Pushing Others to the Edge of Forgiveness

Then Peter came and said to Him, “Lord, how often shall my brother sin against me and I forgive him? Up to seven times?” Jesus said to him, “I do not say to you, up to seven times, but up to seventy times seven.” – Matthew 18:21-22

Matthew’s verse is usually offered in the spirit of urging us to forgive others, often and endlessly. However, I prefer to approach it from the viewpoint of one who is in need of the forgiveness of others. It is an unfortunate fact of life that our brothers and sisters are just as human as ourselves; and much like we can wear out their hospitality, we can wear out their forgiveness too. Often that forgiveness is not needed due to any major harm or wrong doing, but rather as the result of an excessive reliance or imposition on them.

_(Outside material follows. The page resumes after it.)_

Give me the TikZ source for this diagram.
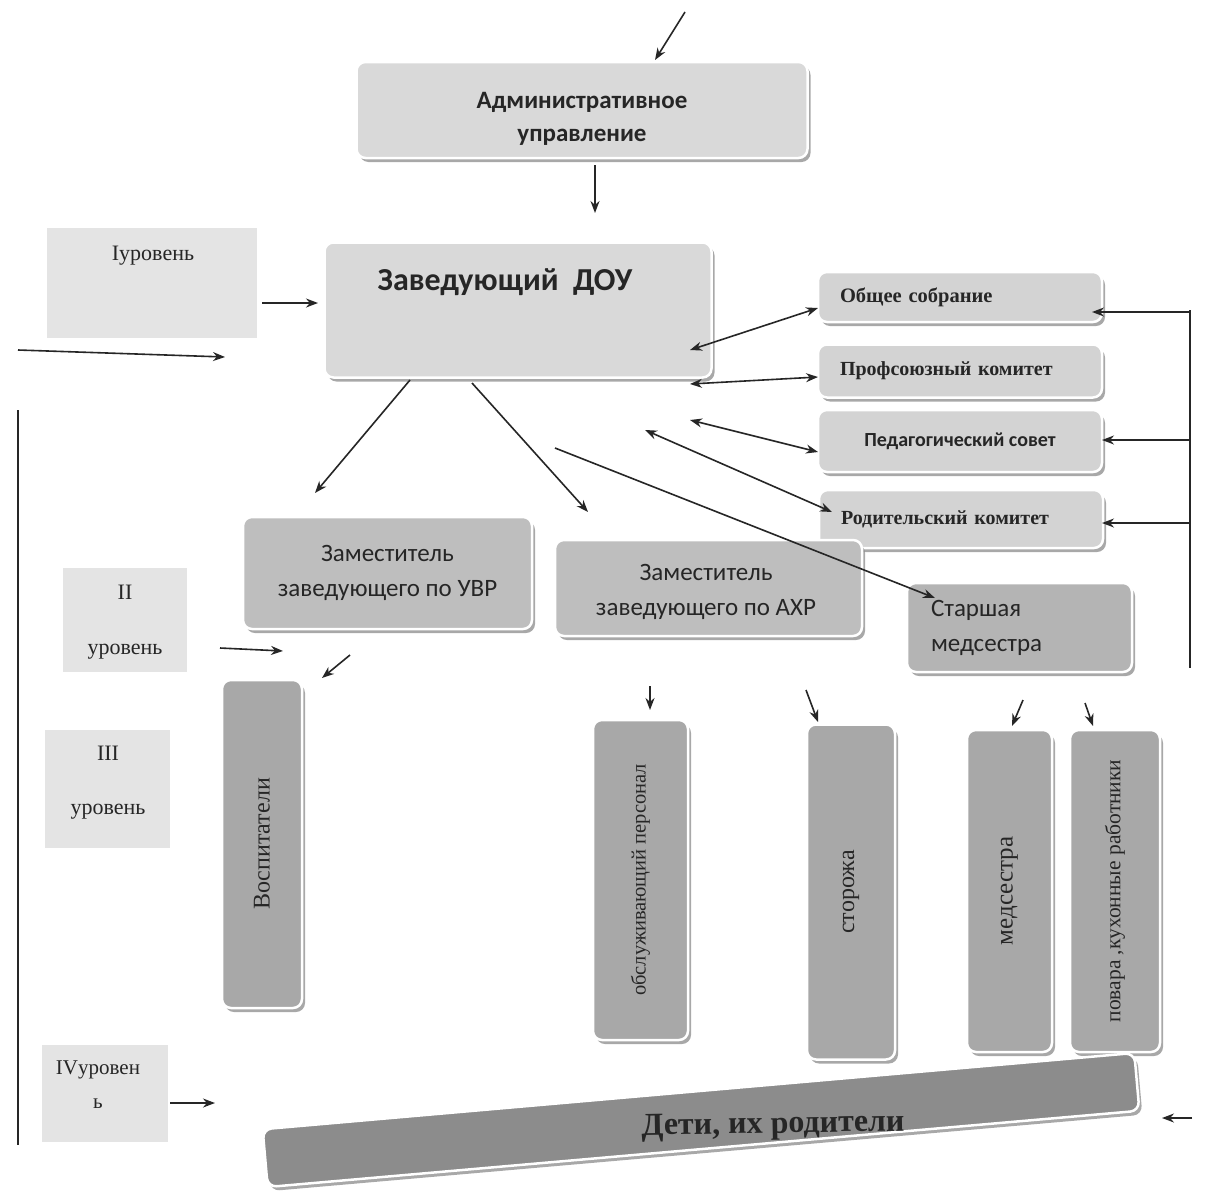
\documentclass[tikz,border=0pt]{standalone}
\usepackage{fontspec}
\setmainfont{Liberation Serif}
\newfontfamily\calfont{Carlito}
\usetikzlibrary{shadows,arrows.meta,calc}
\definecolor{lvlc}{HTML}{E4E4E4}
\definecolor{topc}{HTML}{D9D9D9}
\definecolor{rc}{HTML}{D3D3D3}
\definecolor{zamc}{HTML}{BEBEBE}
\definecolor{medc}{HTML}{B4B4B4}
\definecolor{vc}{HTML}{A8A8A8}
\definecolor{detc}{HTML}{8C8C8C}
\definecolor{txt}{HTML}{262626}
\begin{document}
\begin{tikzpicture}[x=1pt,y=-1pt,
  arr/.style={-{Stealth[length=12pt,width=9pt]}, line width=1.6pt, draw=txt},
  darr/.style={{Stealth[length=12pt,width=9pt]}-{Stealth[length=12pt,width=9pt]}, line width=1.6pt, draw=txt},
  plain/.style={line width=1.5pt, draw=txt},
  sbox/.style={rounded corners=9pt, draw=white, line width=2.5pt, inner sep=2pt, align=center, text=txt,
     drop shadow={shadow xshift=3pt, shadow yshift=-4pt, fill=black!45, opacity=0.75}},
  rbox/.style={sbox, fill=rc, minimum width=284, inner xsep=22pt, text width=240pt, align=left},
  vbox/.style={sbox, fill=vc},
  lvl/.style={fill=lvlc, draw=none, inner sep=0pt},
  lvlt/.style={align=center, text=txt, inner sep=0pt},
  sansb/.style={font=\calfont\bfseries\fontsize{25}{33}\selectfont},
  sansr/.style={font=\calfont\fontsize{25}{35}\selectfont},
]
\useasboundingbox[fill=white] (0,0) rectangle (1215,1194);

% level labels
\node[lvl, minimum width=210, minimum height=110] (l1) at (152,283) {};
\node[lvlt, font=\fontsize{22}{26}\selectfont] (l1t) at (153,256) {Iуровень};
\node[lvl, minimum width=124, minimum height=104] (l2) at (125,620) {};
\node[lvlt, font=\fontsize{22}{55}\selectfont] (l2t) at (125,622) {II\\уровень};
\node[lvl, minimum width=125, minimum height=118] (l3) at (107.5,789) {};
\node[lvlt, font=\fontsize{22}{54}\selectfont] (l3t) at (108,783) {III\\уровень};
\node[lvl, minimum width=126, minimum height=97] (l4) at (105,1093) {};
\node[lvlt, font=\fontsize{21}{34}\selectfont] (l4t) at (98,1085) {IVуровен\\ь};

% top boxes
\node[sbox, fill=topc, minimum width=451, minimum height=96] (adm) at (582,110) {};
\node[lvlt, sansb] (admt) at (582,119) {Административное\\управление};
\node[sbox, fill=topc, minimum width=387, minimum height=135] (zav) at (518,310) {};
\node[font=\calfont\bfseries\fontsize{32}{36}\selectfont, text=txt] (zavt) at (505,282) {Заведующий\ \ ДОУ};

% right column
\node[rbox, minimum height=50, font=\bfseries\fontsize{20.5}{22}\selectfont] (obs) at (960,297) {Общее собрание};
\node[rbox, minimum height=53, font=\bfseries\fontsize{20}{22}\selectfont] (prof) at (960,371) {Профсоюзный комитет};
\node[sbox, fill=rc, minimum width=284, minimum height=62, font=\calfont\bfseries\fontsize{20}{22}\selectfont] (ped) at (960,441) {Педагогический совет};
\node[rbox, minimum height=58, font=\bfseries\fontsize{20}{22}\selectfont] (rod) at (961,519) {Родительский комитет};

% deputies
\node[sbox, fill=zamc, minimum width=289, minimum height=112, sansr] (uvr) at (387.5,573) {Заместитель\\заведующего по УВР};
\node[sbox, fill=zamc, minimum width=307, minimum height=96] (ahr) at (708.5,588) {};
\node[lvlt, sansr] (ahrt) at (706,592) {Заместитель\\заведующего по АХР};
\node[sbox, fill=medc, minimum width=225, minimum height=89, sansr, inner xsep=24pt, text width=177pt, align=left] (smed) at (1019.5,627.5) {Старшая\\медсестра};

% vertical boxes
\node[vbox, minimum width=80, minimum height=328, font=\fontsize{24}{26}\selectfont] (vosp) at (262,844) {\rotatebox{90}{Воспитатели}};
\node[vbox, minimum width=95, minimum height=320, font=\fontsize{20.5}{24}\selectfont] (obsl) at (640.5,880) {\rotatebox{90}{обслуживающий персонал}};
\node[vbox, minimum width=88, minimum height=335, font=\fontsize{24}{26}\selectfont] (stor) at (851,892) {\rotatebox{90}{сторожа}};
\node[vbox, minimum width=85, minimum height=322, font=\fontsize{25}{26}\selectfont] (meds) at (1009.5,891) {\rotatebox{90}{медсестра}};
\node[vbox, minimum width=90, minimum height=322, font=\fontsize{21.5}{24}\selectfont] (povar) at (1115,891) {\rotatebox{90}{повара ,кухонные работники}};

% children bar
\node[sbox, fill=detc, minimum width=875, minimum height=58, rotate=5] (deti) at (701,1120) {};
\node[font=\bfseries\fontsize{32}{34}\selectfont, text=black!85, rotate=1] (detit) at (773,1126) {Дети, их родители};

% free ends of connectors
\coordinate (c1) at (685,12);   \coordinate (c2) at (655,60);
\coordinate (c3) at (595,165);  \coordinate (c4) at (595,213);
\coordinate (c5) at (262,303);  \coordinate (c6) at (318,303);
\coordinate (c7) at (18,350);   \coordinate (c8) at (225,357);
\coordinate (a1) at (690,350);  \coordinate (b1) at (818,308);
\coordinate (a2) at (690,384);  \coordinate (b2) at (818,377);
\coordinate (a3) at (690,420);  \coordinate (b3) at (818,452);
\coordinate (a4) at (645,430);  \coordinate (b4) at (832,512);
\coordinate (s1) at (555,448);  \coordinate (s2) at (935,598);
\coordinate (d1) at (410,380);  \coordinate (d2) at (315,493);
\coordinate (d3) at (472,383);  \coordinate (d4) at (588,512);
\coordinate (e1) at (220,648);  \coordinate (e2) at (283,651);
\coordinate (e3) at (350,655);  \coordinate (e4) at (322,678);
\coordinate (f1) at (650,686);  \coordinate (f2) at (650,710);
\coordinate (f3) at (806,690);  \coordinate (f4) at (818,722);
\coordinate (f5) at (1023,700); \coordinate (f6) at (1012,726);
\coordinate (f7) at (1085,703); \coordinate (f8) at (1093,726);
\coordinate (g1) at (170,1103); \coordinate (g2) at (215,1103);
\coordinate (g3) at (1192,1118);\coordinate (g4) at (1162,1118);
\coordinate (br1) at (1190,310);\coordinate (br2) at (1190,668);
\coordinate (br3) at (1190,312);\coordinate (br4) at (1092,312);
\coordinate (br5) at (1190,440);\coordinate (br6) at (1102,440);
\coordinate (br7) at (1190,523);\coordinate (br8) at (1102,523);
\coordinate (ll1) at (18,410);  \coordinate (ll2) at (18,1145);

\draw[arr] (c1) -- (c2);
\draw[arr] (c3) -- (c4);
\draw[arr] (c5) -- (c6);
\draw[arr] (c7) -- (c8);
\draw[darr] (a1) -- (b1);
\draw[darr] (a2) -- (b2);
\draw[darr] (a3) -- (b3);
\draw[darr] (a4) -- (b4);
\draw[arr] (s1) -- (s2);
\draw[arr] (d1) -- (d2);
\draw[arr] (d3) -- (d4);
\draw[arr] (e1) -- (e2);
\draw[arr] (e3) -- (e4);
\draw[arr] (f1) -- (f2);
\draw[arr] (f3) -- (f4);
\draw[arr] (f5) -- (f6);
\draw[arr] (f7) -- (f8);
\draw[arr] (g1) -- (g2);
\draw[arr] (g3) -- (g4);
\draw[plain] (br1) -- (br2);
\draw[arr] (br3) -- (br4);
\draw[arr] (br5) -- (br6);
\draw[arr] (br7) -- (br8);
\draw[plain] (ll1) -- (ll2);
\end{tikzpicture}
\end{document}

Think for a moment about a situation in which you are constantly relied upon to bail out another; be it a family member, counterpart or group. We can easily become a crutch for others when we come to their aid and prevent failure in the wake of their poor planning. If that sounds familiar, then what is the one thing that you truly want in that relationship? I would bet that you answered in some manner of wanting the other party to plan ahead, to use better judgement, or to learn how to perform whatever task they continually call upon you for.

Well the same holds true when the tables are turned, and over time our lack of improvement results in pushing others to the edge of forgiveness. Once there, a formerly amicable relationship becomes characterized by impatience, anger, and ultimately avoidance. I recently came across a posting on Facebook that alluded to this:

“I usually give people more chances than they deserve BUT once I’m done, I’m DONE.”

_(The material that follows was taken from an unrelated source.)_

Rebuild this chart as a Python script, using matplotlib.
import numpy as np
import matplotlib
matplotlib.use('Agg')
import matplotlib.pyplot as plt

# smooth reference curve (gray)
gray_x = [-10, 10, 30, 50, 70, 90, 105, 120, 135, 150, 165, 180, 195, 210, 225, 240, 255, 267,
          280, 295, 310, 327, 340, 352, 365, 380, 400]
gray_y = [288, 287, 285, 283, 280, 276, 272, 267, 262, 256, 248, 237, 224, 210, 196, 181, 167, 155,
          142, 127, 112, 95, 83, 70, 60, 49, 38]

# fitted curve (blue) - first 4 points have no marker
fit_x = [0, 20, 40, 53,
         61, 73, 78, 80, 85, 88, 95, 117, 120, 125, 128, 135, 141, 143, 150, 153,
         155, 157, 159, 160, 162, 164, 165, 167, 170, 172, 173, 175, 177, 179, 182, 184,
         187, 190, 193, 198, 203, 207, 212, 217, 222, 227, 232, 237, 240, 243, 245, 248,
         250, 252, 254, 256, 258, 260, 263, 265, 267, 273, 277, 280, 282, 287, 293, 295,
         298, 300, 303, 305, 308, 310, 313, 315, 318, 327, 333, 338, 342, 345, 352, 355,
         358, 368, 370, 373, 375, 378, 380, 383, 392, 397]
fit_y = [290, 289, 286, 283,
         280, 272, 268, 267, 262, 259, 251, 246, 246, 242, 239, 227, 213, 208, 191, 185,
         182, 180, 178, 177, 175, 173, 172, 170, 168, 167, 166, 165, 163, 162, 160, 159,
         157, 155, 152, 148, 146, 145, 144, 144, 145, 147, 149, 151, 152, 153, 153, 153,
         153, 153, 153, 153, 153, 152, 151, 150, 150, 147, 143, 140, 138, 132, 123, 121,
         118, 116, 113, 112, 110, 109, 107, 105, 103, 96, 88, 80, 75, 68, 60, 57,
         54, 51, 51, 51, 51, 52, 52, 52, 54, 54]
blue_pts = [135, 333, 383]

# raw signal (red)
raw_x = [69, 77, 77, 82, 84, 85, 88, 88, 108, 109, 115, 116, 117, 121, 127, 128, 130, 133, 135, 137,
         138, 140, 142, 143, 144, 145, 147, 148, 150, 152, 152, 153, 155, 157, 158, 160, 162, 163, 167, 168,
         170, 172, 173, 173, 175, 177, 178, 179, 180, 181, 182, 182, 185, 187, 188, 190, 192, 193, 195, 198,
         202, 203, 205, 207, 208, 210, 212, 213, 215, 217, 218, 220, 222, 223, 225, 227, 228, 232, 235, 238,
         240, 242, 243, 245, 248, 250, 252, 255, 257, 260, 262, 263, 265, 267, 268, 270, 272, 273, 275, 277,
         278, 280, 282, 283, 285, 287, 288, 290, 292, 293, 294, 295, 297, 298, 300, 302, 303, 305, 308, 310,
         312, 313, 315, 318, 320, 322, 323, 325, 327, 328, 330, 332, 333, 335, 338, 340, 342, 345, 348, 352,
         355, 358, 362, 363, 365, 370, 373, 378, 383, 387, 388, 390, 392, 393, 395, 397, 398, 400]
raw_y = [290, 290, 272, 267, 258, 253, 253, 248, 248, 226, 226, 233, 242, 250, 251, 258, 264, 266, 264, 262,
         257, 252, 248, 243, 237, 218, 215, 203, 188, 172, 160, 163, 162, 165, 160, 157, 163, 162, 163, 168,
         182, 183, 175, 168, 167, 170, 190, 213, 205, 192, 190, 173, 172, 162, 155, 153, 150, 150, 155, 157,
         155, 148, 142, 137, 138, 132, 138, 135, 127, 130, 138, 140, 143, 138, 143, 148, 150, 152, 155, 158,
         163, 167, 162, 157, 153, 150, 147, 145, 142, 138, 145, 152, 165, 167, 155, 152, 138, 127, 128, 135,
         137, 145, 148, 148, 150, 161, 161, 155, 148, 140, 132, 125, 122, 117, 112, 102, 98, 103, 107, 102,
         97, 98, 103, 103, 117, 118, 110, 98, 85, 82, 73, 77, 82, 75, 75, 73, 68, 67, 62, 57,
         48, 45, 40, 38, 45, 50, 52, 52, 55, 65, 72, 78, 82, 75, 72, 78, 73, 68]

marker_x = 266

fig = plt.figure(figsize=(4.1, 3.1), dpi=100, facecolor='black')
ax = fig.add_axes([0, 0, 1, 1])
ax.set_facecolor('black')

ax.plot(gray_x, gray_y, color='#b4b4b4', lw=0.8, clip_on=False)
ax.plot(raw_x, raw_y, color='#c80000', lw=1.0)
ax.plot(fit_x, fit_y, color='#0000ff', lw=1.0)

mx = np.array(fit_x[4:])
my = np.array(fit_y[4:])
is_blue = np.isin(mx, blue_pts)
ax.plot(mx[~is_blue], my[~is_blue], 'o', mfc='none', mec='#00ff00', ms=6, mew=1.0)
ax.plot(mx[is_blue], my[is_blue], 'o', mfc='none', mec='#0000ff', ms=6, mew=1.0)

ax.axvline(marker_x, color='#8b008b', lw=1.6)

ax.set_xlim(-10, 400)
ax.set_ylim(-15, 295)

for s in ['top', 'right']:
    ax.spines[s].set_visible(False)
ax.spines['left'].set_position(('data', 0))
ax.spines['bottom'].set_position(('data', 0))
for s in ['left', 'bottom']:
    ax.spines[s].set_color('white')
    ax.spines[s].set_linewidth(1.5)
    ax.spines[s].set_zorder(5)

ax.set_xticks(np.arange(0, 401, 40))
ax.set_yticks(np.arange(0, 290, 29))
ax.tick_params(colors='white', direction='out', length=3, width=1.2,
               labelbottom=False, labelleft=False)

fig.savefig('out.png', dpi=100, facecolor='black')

So take a few moments and think about any recurring issues or arguments that may be affecting a relationship in your life. If you can trace the problem back to an action, or lack thereof, then try to identify areas for improvement. Don’t be afraid to go to the other party and apologize. Ask for their input. After all, it is always better to capture their concerns while they are still talking to you.

And for those of you keeping score, seventy times seven equals 490 times. Good luck keeping tabs on that one!